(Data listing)
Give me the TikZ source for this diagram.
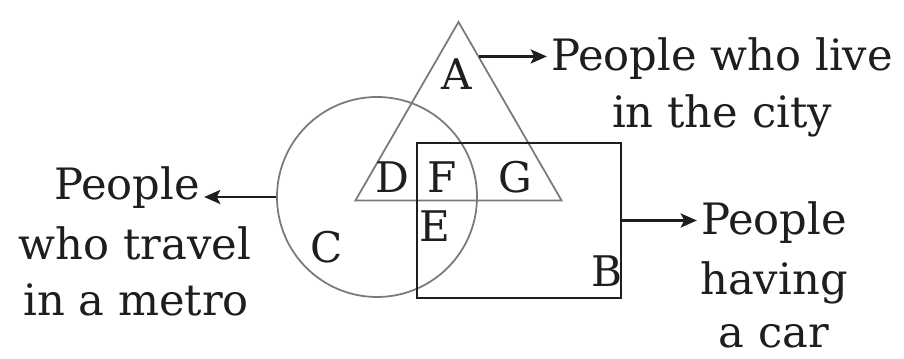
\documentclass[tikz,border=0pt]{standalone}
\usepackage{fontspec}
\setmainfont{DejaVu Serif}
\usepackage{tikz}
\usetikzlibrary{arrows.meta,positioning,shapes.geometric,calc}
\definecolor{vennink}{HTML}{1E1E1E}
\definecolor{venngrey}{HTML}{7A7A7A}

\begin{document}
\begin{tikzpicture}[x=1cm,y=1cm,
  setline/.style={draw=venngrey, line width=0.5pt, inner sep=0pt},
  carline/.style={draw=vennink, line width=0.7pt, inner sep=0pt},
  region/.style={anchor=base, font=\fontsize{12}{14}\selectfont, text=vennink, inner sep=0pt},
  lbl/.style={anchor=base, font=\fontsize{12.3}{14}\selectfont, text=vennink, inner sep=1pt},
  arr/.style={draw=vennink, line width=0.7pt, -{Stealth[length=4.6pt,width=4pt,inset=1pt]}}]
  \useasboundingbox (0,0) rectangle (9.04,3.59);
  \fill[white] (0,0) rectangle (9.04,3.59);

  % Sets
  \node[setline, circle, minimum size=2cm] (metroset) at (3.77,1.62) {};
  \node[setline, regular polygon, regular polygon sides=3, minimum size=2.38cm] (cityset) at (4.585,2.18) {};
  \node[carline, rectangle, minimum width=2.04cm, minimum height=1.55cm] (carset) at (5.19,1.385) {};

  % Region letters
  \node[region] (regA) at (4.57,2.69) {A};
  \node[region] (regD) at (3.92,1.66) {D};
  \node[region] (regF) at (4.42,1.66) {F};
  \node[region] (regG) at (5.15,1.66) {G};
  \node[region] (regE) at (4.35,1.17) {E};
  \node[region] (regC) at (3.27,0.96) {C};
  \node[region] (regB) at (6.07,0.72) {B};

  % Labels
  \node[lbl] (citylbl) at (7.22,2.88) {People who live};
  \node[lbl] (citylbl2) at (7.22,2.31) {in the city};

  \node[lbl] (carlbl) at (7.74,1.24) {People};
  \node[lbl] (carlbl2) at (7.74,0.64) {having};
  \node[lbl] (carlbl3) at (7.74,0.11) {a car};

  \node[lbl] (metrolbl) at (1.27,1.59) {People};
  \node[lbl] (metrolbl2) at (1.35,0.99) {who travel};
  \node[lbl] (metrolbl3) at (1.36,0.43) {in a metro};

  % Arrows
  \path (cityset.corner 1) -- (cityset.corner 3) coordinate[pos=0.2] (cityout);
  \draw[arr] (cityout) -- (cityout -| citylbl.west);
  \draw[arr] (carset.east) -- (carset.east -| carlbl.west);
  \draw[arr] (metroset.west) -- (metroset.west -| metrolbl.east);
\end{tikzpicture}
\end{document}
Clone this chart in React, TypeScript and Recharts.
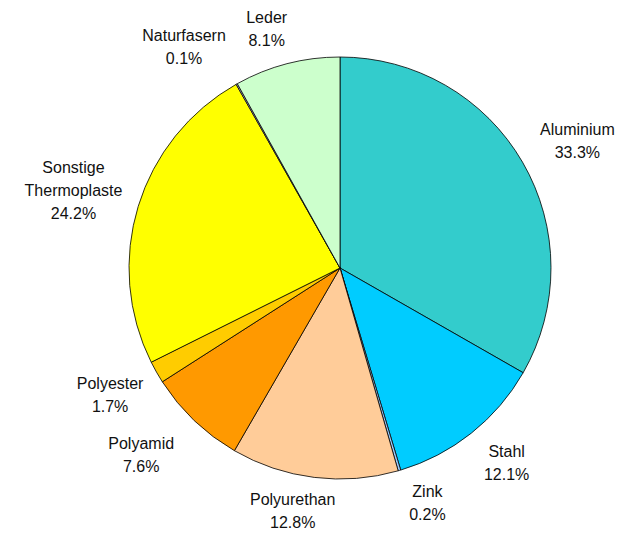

* Exercise description:
Retype the records exactly. Any image in them should not appear in what you write.

* Exercise solution:
Give me the TikZ source for this diagram.
\documentclass[tikz,border=0pt]{standalone}
\usepackage{fontspec}
\setmainfont{DejaVu Serif}
\usepackage{tikz}
\usetikzlibrary{arrows.meta,positioning,shapes.geometric,calc}
\definecolor{vennink}{HTML}{1E1E1E}
\definecolor{venngrey}{HTML}{7A7A7A}

\begin{document}
\begin{tikzpicture}[x=1cm,y=1cm,
  setline/.style={draw=venngrey, line width=0.5pt, inner sep=0pt},
  carline/.style={draw=vennink, line width=0.7pt, inner sep=0pt},
  region/.style={anchor=base, font=\fontsize{12}{14}\selectfont, text=vennink, inner sep=0pt},
  lbl/.style={anchor=base, font=\fontsize{12.3}{14}\selectfont, text=vennink, inner sep=1pt},
  arr/.style={draw=vennink, line width=0.7pt, -{Stealth[length=4.6pt,width=4pt,inset=1pt]}}]
  \useasboundingbox (0,0) rectangle (9.04,3.59);
  \fill[white] (0,0) rectangle (9.04,3.59);

  % Sets
  \node[setline, circle, minimum size=2cm] (metroset) at (3.77,1.62) {};
  \node[setline, regular polygon, regular polygon sides=3, minimum size=2.38cm] (cityset) at (4.585,2.18) {};
  \node[carline, rectangle, minimum width=2.04cm, minimum height=1.55cm] (carset) at (5.19,1.385) {};

  % Region letters
  \node[region] (regA) at (4.57,2.69) {A};
  \node[region] (regD) at (3.92,1.66) {D};
  \node[region] (regF) at (4.42,1.66) {F};
  \node[region] (regG) at (5.15,1.66) {G};
  \node[region] (regE) at (4.35,1.17) {E};
  \node[region] (regC) at (3.27,0.96) {C};
  \node[region] (regB) at (6.07,0.72) {B};

  % Labels
  \node[lbl] (citylbl) at (7.22,2.88) {People who live};
  \node[lbl] (citylbl2) at (7.22,2.31) {in the city};

  \node[lbl] (carlbl) at (7.74,1.24) {People};
  \node[lbl] (carlbl2) at (7.74,0.64) {having};
  \node[lbl] (carlbl3) at (7.74,0.11) {a car};

  \node[lbl] (metrolbl) at (1.27,1.59) {People};
  \node[lbl] (metrolbl2) at (1.35,0.99) {who travel};
  \node[lbl] (metrolbl3) at (1.36,0.43) {in a metro};

  % Arrows
  \path (cityset.corner 1) -- (cityset.corner 3) coordinate[pos=0.2] (cityout);
  \draw[arr] (cityout) -- (cityout -| citylbl.west);
  \draw[arr] (carset.east) -- (carset.east -| carlbl.west);
  \draw[arr] (metroset.west) -- (metroset.west -| metrolbl.east);
\end{tikzpicture}
\end{document}
Clone this chart in React, TypeScript and Recharts.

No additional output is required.